Finding the first place of DC power after the rectifier.
make up a battery pack of 10 or 11 1.2V AA rechargeables.
The batteries are wired in series to make 12V plus this pack is wired in parallel.

The idea is that you then have a smooth and constant power supply that has the added advantage of not trying to turn the GPS off when the engine stops and tries to then run off it's own power, also the lights or side light could be used without the engine running.

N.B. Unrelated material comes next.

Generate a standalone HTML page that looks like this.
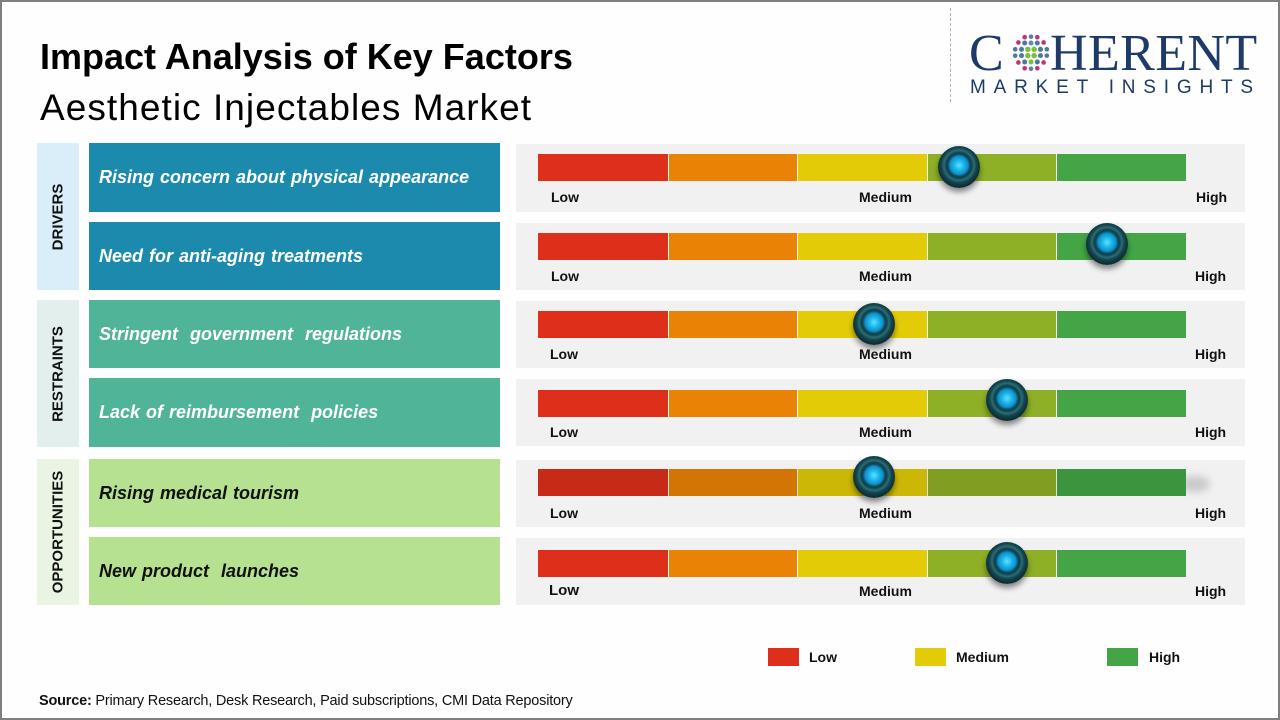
<!DOCTYPE html>
<html><head><meta charset="utf-8">
<style>
*{margin:0;padding:0;box-sizing:border-box}
html,body{width:1280px;height:720px;overflow:hidden;background:#fff}
#frame{position:absolute;left:0;top:0;width:1280px;height:720px;border:2px solid #7f7f7f;background:#fefefe}
.abs{position:absolute}
.t1{left:40px;top:36px;font:bold 36px "Liberation Sans",sans-serif;color:#000;white-space:nowrap}
.t2{left:40px;top:87px;font:37px "Liberation Sans",sans-serif;letter-spacing:1.05px;color:#000;white-space:nowrap}
.cat{position:absolute;left:37px;width:42px}
.cat span{position:absolute;left:50%;top:50%;transform:translate(-50%,-50%) rotate(-90deg);font:bold 15px "Liberation Sans",sans-serif;color:#111;white-space:nowrap}
.fac{position:absolute;left:89px;width:411px;display:flex;align-items:center;padding-left:10px;font:italic bold 18px "Liberation Sans",sans-serif;white-space:nowrap;word-spacing:1px}
.panel{position:absolute;left:516px;width:729px;background:#f1f1f1}
.bar{position:absolute;left:538px;width:648px;height:27px;display:flex}
.bar div{height:100%;width:129.6px}
.bar div+div{border-left:1.5px solid #fbfbf0}
.s1{background:#de2f1b}.s2{background:#ea8206}.s3{background:#e4cb07}.s4{background:#8eb026}.s5{background:#44a546}
.lbl{position:absolute;font:bold 14px "Liberation Sans",sans-serif;color:#111;line-height:14px}
.knob{position:absolute;width:42px;height:42px;margin-left:-21px;margin-top:-21px;border-radius:50%;
background:radial-gradient(circle at 50% 46%,#5fe0ff 0,#1cb6ea 5px,#0f8fc8 9px,#0b4f66 11px,#123e47 12.5px,#2b6d76 15px,#16454d 17.5px,#0d3038 21px);
box-shadow:0 4px 6px rgba(0,0,0,.45)}
.leg{position:absolute;top:648px;width:31px;height:18px}
.legt{position:absolute;top:649px;font:bold 14px "Liberation Sans",sans-serif;color:#111}
</style></head><body>
<div id="frame"></div>

<div class="abs t1">Impact Analysis of Key Factors</div>
<div class="abs t2">Aesthetic Injectables Market</div>

<!-- logo -->
<div class="abs" style="left:950px;top:8px;height:94px;border-left:1.5px dashed #b0b0b0"></div>
<div class="abs" style="left:969px;top:24px;font:52px 'Liberation Serif',serif;color:#1e3a68;line-height:60px;white-space:nowrap">C</div>
<svg class="abs" style="left:1011px;top:33px" width="40" height="40" viewBox="0 0 38 38">
<g>
<circle cx="13" cy="4" r="2.2" fill="#c4336f"/><circle cx="19" cy="3.5" r="2.2" fill="#5b7fa0"/><circle cx="25" cy="4" r="2.2" fill="#c4336f"/>
<circle cx="7" cy="9" r="2.2" fill="#c4336f"/><circle cx="13" cy="9.5" r="2.4" fill="#4c7a9e"/><circle cx="19" cy="9.5" r="2.4" fill="#5b90b0"/><circle cx="25" cy="9.5" r="2.4" fill="#4c7a9e"/><circle cx="31" cy="9" r="2.2" fill="#c4336f"/>
<circle cx="4" cy="15.5" r="2.2" fill="#4c7a9e"/><circle cx="10" cy="15.5" r="2.4" fill="#4c7a9e"/><circle cx="16" cy="15.5" r="2.6" fill="#7cbf3e"/><circle cx="22" cy="15.5" r="2.6" fill="#7cbf3e"/><circle cx="28" cy="15.5" r="2.4" fill="#4c7a9e"/><circle cx="34" cy="15.5" r="2.2" fill="#4c7a9e"/>
<circle cx="4" cy="21.5" r="2.2" fill="#4c7a9e"/><circle cx="10" cy="21.5" r="2.4" fill="#4c7a9e"/><circle cx="16" cy="21.5" r="2.6" fill="#7cbf3e"/><circle cx="22" cy="21.5" r="2.6" fill="#7cbf3e"/><circle cx="28" cy="21.5" r="2.4" fill="#4c7a9e"/><circle cx="34" cy="21.5" r="2.2" fill="#4c7a9e"/>
<circle cx="7" cy="28" r="2.2" fill="#c4336f"/><circle cx="13" cy="27.5" r="2.4" fill="#4c7a9e"/><circle cx="19" cy="27.5" r="2.4" fill="#7cbf3e"/><circle cx="25" cy="27.5" r="2.4" fill="#4c7a9e"/><circle cx="31" cy="28" r="2.2" fill="#c4336f"/>
<circle cx="13" cy="33.5" r="2.2" fill="#c4336f"/><circle cx="19" cy="34" r="2.2" fill="#5b7fa0"/><circle cx="25" cy="33.5" r="2.2" fill="#c4336f"/>
</g></svg>
<div class="abs" style="left:1050px;top:24px;font:52px 'Liberation Serif',serif;color:#1e3a68;line-height:60px;white-space:nowrap;letter-spacing:0.4px">HERENT</div>
<div class="abs" style="left:970px;top:77px;font:19px 'Liberation Sans',sans-serif;color:#1e3a68;letter-spacing:7.8px;white-space:nowrap">MARKET INSIGHTS</div>

<!-- categories -->
<div class="cat" style="top:143px;height:147px;background:#d9eef8"><span>DRIVERS</span></div>
<div class="cat" style="top:300px;height:147px;background:#e2efed"><span>RESTRAINTS</span></div>
<div class="cat" style="top:459px;height:146px;background:#e9f5e2"><span>OPPORTUNITIES</span></div>

<!-- factors -->
<div class="fac" style="top:143px;height:69px;background:#1b8aad;color:#fff">Rising concern about physical appearance</div>
<div class="fac" style="top:222px;height:68px;background:#1b8aad;color:#fff">Need for anti-aging treatments</div>
<div class="fac" style="top:300px;height:68px;background:#50b499;color:#fff">Stringent&nbsp; government&nbsp; regulations</div>
<div class="fac" style="top:378px;height:69px;background:#50b499;color:#fff">Lack of reimbursement&nbsp; policies</div>
<div class="fac" style="top:459px;height:68px;background:#b6e190;color:#111">Rising medical tourism</div>
<div class="fac" style="top:537px;height:68px;background:#b6e190;color:#111">New product&nbsp; launches</div>

<!-- panels -->
<div class="panel" style="top:144px;height:68px"></div>
<div class="panel" style="top:223px;height:67px"></div>
<div class="panel" style="top:301px;height:67px"></div>
<div class="panel" style="top:379px;height:67px"></div>
<div class="panel" style="top:460px;height:67px"></div>
<div class="panel" style="top:538px;height:67px"></div>

<!-- bars -->
<div class="bar" style="top:154px"><div class="s1"></div><div class="s2"></div><div class="s3"></div><div class="s4"></div><div class="s5"></div></div>
<div class="bar" style="top:233px"><div class="s1"></div><div class="s2"></div><div class="s3"></div><div class="s4"></div><div class="s5"></div></div>
<div class="bar" style="top:311px"><div class="s1"></div><div class="s2"></div><div class="s3"></div><div class="s4"></div><div class="s5"></div></div>
<div class="bar" style="top:390px"><div class="s1"></div><div class="s2"></div><div class="s3"></div><div class="s4"></div><div class="s5"></div></div>
<div class="abs" style="left:1180px;top:476px;width:30px;height:16px;border-radius:50%;background:#c9c9c9;filter:blur(4px)"></div>
<div class="bar" style="top:469px;filter:brightness(0.9)"><div class="s1"></div><div class="s2"></div><div class="s3"></div><div class="s4"></div><div class="s5"></div></div>
<div class="bar" style="top:550px"><div class="s1"></div><div class="s2"></div><div class="s3"></div><div class="s4"></div><div class="s5"></div></div>

<!-- labels -->
<div class="lbl" style="left:551px;top:190px">Low</div><div class="lbl" style="left:859px;top:190px">Medium</div><div class="lbl" style="left:1196px;top:190px">High</div>
<div class="lbl" style="left:551px;top:269px">Low</div><div class="lbl" style="left:859px;top:269px">Medium</div><div class="lbl" style="left:1195px;top:269px">High</div>
<div class="lbl" style="left:550px;top:347px">Low</div><div class="lbl" style="left:859px;top:347px">Medium</div><div class="lbl" style="left:1195px;top:347px">High</div>
<div class="lbl" style="left:550px;top:425px">Low</div><div class="lbl" style="left:859px;top:425px">Medium</div><div class="lbl" style="left:1195px;top:425px">High</div>
<div class="lbl" style="left:550px;top:506px">Low</div><div class="lbl" style="left:859px;top:506px">Medium</div><div class="lbl" style="left:1195px;top:506px">High</div>
<div class="lbl" style="left:549px;top:584px;font-size:15px">Low</div><div class="lbl" style="left:859px;top:584px">Medium</div><div class="lbl" style="left:1195px;top:584px">High</div>

<!-- knobs -->
<div class="knob" style="left:959px;top:167px"></div>
<div class="knob" style="left:1107px;top:244px"></div>
<div class="knob" style="left:874px;top:324px"></div>
<div class="knob" style="left:1007px;top:400px"></div>
<div class="knob" style="left:874px;top:477px"></div>
<div class="knob" style="left:1007px;top:563px"></div>

<!-- legend -->
<div class="leg" style="left:768px;background:#de2f1b"></div><div class="legt" style="left:809px">Low</div>
<div class="leg" style="left:915px;background:#e4cb07"></div><div class="legt" style="left:956px">Medium</div>
<div class="leg" style="left:1107px;background:#44a546"></div><div class="legt" style="left:1149px">High</div>

<!-- source -->
<div class="abs" style="left:39px;top:693px;font:14.5px 'Liberation Sans',sans-serif;color:#111;white-space:nowrap;letter-spacing:-0.2px"><b>Source:</b> Primary Research, Desk Research, Paid subscriptions, CMI Data Repository</div>
</body></html>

Of course a small gell battery could be used instead but this would be heavier and perhaps more difficult to find a suitable mounting place, whereas a home made battery pack could be mounted in a variety of ways.
I will give a go when I get time and inspiration then post the results.
Tim
 
timolgra said:

Of course a small gell battery could be used instead
Tim

Take a look at some of the 12v batteries use in household intruder alarms. Some are quite small and not too heavy. Would probably fit behind the h/lamp cowling.
 
Howard Millichap said:
Take a look at some of the 12v batteries use in household intruder alarms. Some are quite small and not too heavy. Would probably fit behind the h/lamp cowling.

I'll have a look. I had also thought that there is a bit of space there, some bikes fit them in the air box if there's enough room without causing a restriction or perhaps behind the LH side panel but it's in the mud etc. then.